Like leaders before me, I was asking soldiers to believe in something their ground-level perspective denied them. I was asking them to believe in a strategy impossible to guarantee, and in progress that was hard to see, much less prove.

 

They were asked to risk themselves to bring improvements that might take years to arise.

 

As a commander, I was asking them to believe in me.

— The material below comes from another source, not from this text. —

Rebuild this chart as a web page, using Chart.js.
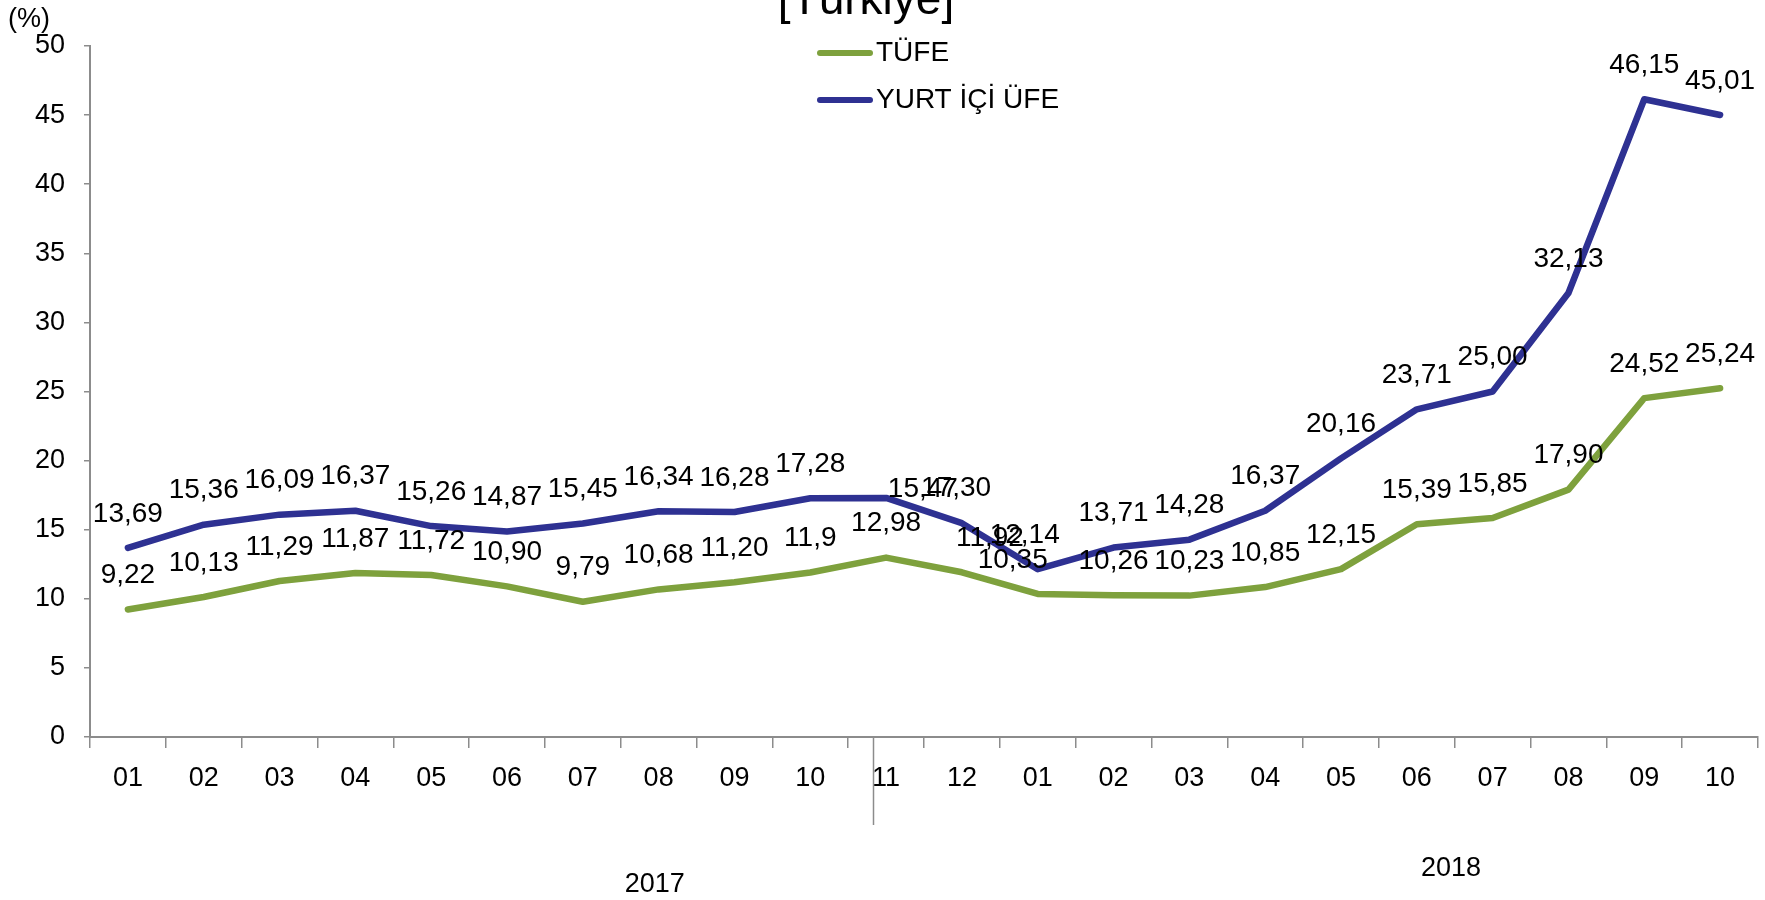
<!DOCTYPE html>
<html>
<head>
<meta charset="utf-8">
<script src="https://cdn.jsdelivr.net/npm/chart.js@4.4.0/dist/chart.umd.min.js"></script>
<style>
html, body { margin: 0; padding: 0; background: #fff; }
#wrap { width: 1765px; height: 900px; }
</style>
</head>
<body>
<div id="wrap"><canvas id="chart" width="1765" height="900"></canvas></div>
<script>
// Monthly annual change (%), 2017-01 .. 2018-10
const months = ['01', '02', '03', '04', '05', '06', '07', '08', '09', '10', '11', '12',
                '01', '02', '03', '04', '05', '06', '07', '08', '09', '10'];
const tufe = [9.22, 10.13, 11.29, 11.87, 11.72, 10.90, 9.79, 10.68, 11.20, 11.9, 12.98, 11.92,
              10.35, 10.26, 10.23, 10.85, 12.15, 15.39, 15.85, 17.90, 24.52, 25.24];
const ufe = [13.69, 15.36, 16.09, 16.37, 15.26, 14.87, 15.45, 16.34, 16.28, 17.28, 17.30, 15.47,
             12.14, 13.71, 14.28, 16.37, 20.16, 23.71, 25.00, 32.13, 46.15, 45.01];
const tufeText = ['9,22', '10,13', '11,29', '11,87', '11,72', '10,90', '9,79', '10,68', '11,20', '11,9', '12,98', '11,92',
                  '10,35', '10,26', '10,23', '10,85', '12,15', '15,39', '15,85', '17,90', '24,52', '25,24'];
const ufeText = ['13,69', '15,36', '16,09', '16,37', '15,26', '14,87', '15,45', '16,34', '16,28', '17,28', '17,30', '15,47',
                 '12,14', '13,71', '14,28', '16,37', '20,16', '23,71', '25,00', '32,13', '46,15', '45,01'];
const years = ['2017', '2018'];
const seriesNames = ['TÜFE', 'YURT İÇİ ÜFE'];

const GREEN = '#7ea13d';
const BLUE = '#2e3192';
const AXIS = '#8c8c8c';
const FONT = "'Liberation Sans', Arial, sans-serif";

// Excel moved a few labels off their default spot
const labelNudge = {
    '1-10': { dx: 70, dy: 24 },
    '1-11': { dx: -39, dy: 0 },
    '1-12': { dx: -13, dy: 0 },
    '0-11': { dx: 28, dy: 0 },
    '0-12': { dx: -25, dy: 0 }
};

const valueLabels = {
    id: 'valueLabels',
    afterDatasetsDraw(chart) {
        const ctx = chart.ctx;
        const texts = [tufeText, ufeText];
        ctx.save();
        ctx.font = '28px ' + FONT;
        ctx.fillStyle = '#000';
        ctx.textAlign = 'center';
        ctx.textBaseline = 'middle';
        chart.data.datasets.forEach((ds, di) => {
            chart.getDatasetMeta(di).data.forEach((pt, i) => {
                const n = labelNudge[di + '-' + i] || { dx: 0, dy: 0 };
                ctx.fillText(texts[di][i], pt.x + n.dx, pt.y - 34 + n.dy);
            });
        });
        ctx.restore();
    }
};

const decorations = {
    id: 'decorations',
    afterDraw(chart) {
        const ctx = chart.ctx;
        const x = chart.scales.x;
        const area = chart.chartArea;
        ctx.save();

        // cut-off title
        ctx.fillStyle = '#000';
        ctx.font = '46px ' + FONT;
        ctx.textAlign = 'center';
        ctx.textBaseline = 'alphabetic';
        ctx.fillText('[Türkiye]', 866, 14);

        // unit
        ctx.font = '27px ' + FONT;
        ctx.textAlign = 'left';
        ctx.textBaseline = 'middle';
        ctx.fillText('(%)', 8, 20);

        // legend
        const colors = [GREEN, BLUE];
        const legendY = [53, 100];
        ctx.lineCap = 'round';
        ctx.lineWidth = 6;
        ctx.font = '28px ' + FONT;
        seriesNames.forEach((name, i) => {
            ctx.strokeStyle = colors[i];
            ctx.beginPath();
            ctx.moveTo(820, legendY[i]);
            ctx.lineTo(870, legendY[i]);
            ctx.stroke();
            ctx.fillText(name, 876, legendY[i]);
        });

        // year separator
        const sepX = Math.round(x.getPixelForValue(9.5 + 1 / 3)) + 0.5;
        ctx.strokeStyle = AXIS;
        ctx.lineWidth = 1.5;
        ctx.lineCap = 'butt';
        ctx.beginPath();
        ctx.moveTo(sepX, area.bottom);
        ctx.lineTo(sepX, 825);
        ctx.stroke();

        // year labels
        ctx.textAlign = 'center';
        ctx.font = '27px ' + FONT;
        ctx.fillText(years[0], x.getPixelForValue(6.95), 885);
        ctx.fillText(years[1], x.getPixelForValue(17.45), 869);

        ctx.restore();
    }
};

new Chart(document.getElementById('chart').getContext('2d'), {
    type: 'line',
    data: {
        labels: months,
        datasets: [{
            label: seriesNames[0],
            data: tufe,
            borderColor: GREEN,
            borderWidth: 6.5,
            pointRadius: 0,
            tension: 0,
            fill: false
        }, {
            label: seriesNames[1],
            data: ufe,
            borderColor: BLUE,
            borderWidth: 6.5,
            pointRadius: 0,
            tension: 0,
            fill: false
        }]
    },
    options: {
        responsive: false,
        animation: false,
        devicePixelRatio: 1,
        layout: { padding: { top: 46, right: 7, left: 0, bottom: 0 } },
        plugins: {
            legend: { display: false },
            title: { display: false },
            tooltip: { enabled: false }
        },
        elements: { line: { borderJoinStyle: 'round', borderCapStyle: 'round' } },
        scales: {
            x: {
                offset: true,
                grid: { drawOnChartArea: false, tickLength: 11, color: AXIS, lineWidth: 1.5, offset: true },
                border: { color: AXIS, width: 2 },
                ticks: { color: '#000', font: { family: FONT, size: 27 }, padding: 14, maxRotation: 0, autoSkip: false },
                afterFit(scale) { scale.height = 163; }
            },
            y: {
                min: 0,
                max: 50,
                grid: { drawOnChartArea: false, tickLength: 6, color: AXIS, lineWidth: 1.5 },
                border: { color: AXIS, width: 2 },
                ticks: { stepSize: 5, color: '#000', font: { family: FONT, size: 27 }, padding: 19 },
                afterFit(scale) { scale.width = 90; }
            }
        }
    },
    plugins: [valueLabels, decorations]
});
</script>
</body>
</html>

Whether they did was often hard to judge.

 

© 2013 General Stanley McChrystal, My Share of the Task: A Memoir (Portfolio/Penguin paperback edition, 2014) (at page 378-379) (extracts)

 

A memorable quotation — in retrospect, essentially explaining why our strategy for Afghanistan appears to have failed:

 

 

The [strategic assessment] team then traveled across the country to speak with every regional command, several brigades and battalions, most Afghan ministries, and a variety of government officials and local Afghan elders.

 

Those Afghans’ decisions to side with either the government or the Taliban would determine our success, but many distrusted our efforts and those of the government.

 

“The government robs us, the Taliban beat us, and ISAF bombs us,” said one group of elders. “We do not support any side.”

 

The assessment team’s inputs and my own observations . . . convinced me that more than anything else, Afghanistan was gripped by fear. Lack of faith in their government, concern, bordering on paranoia, over Pakistani-supported Taliban expansion, and an almost primal fear of abandonment by the West . . . .

 

© 2013 General Stanley McChrystal, My Share of the Task: A Memoir (Portfolio/Penguin paperback edition, 2014) (at pages 317-318) (extracts)

 

 

Perhaps the book’s most engaging sequence is . . .

 

General McChrystal’s detailed overview of the hunt for Al Qaeda in Iraq terrorist leader, Abu Musab al-Zarqawi, demonstrates the stress that goes with combining aerial surveillance with special operations — both performed under an umbrella of limited resources. This story alone is worth the price of the memoir.

 

 

Recommended — without reservation

 

A must read for future military leaders.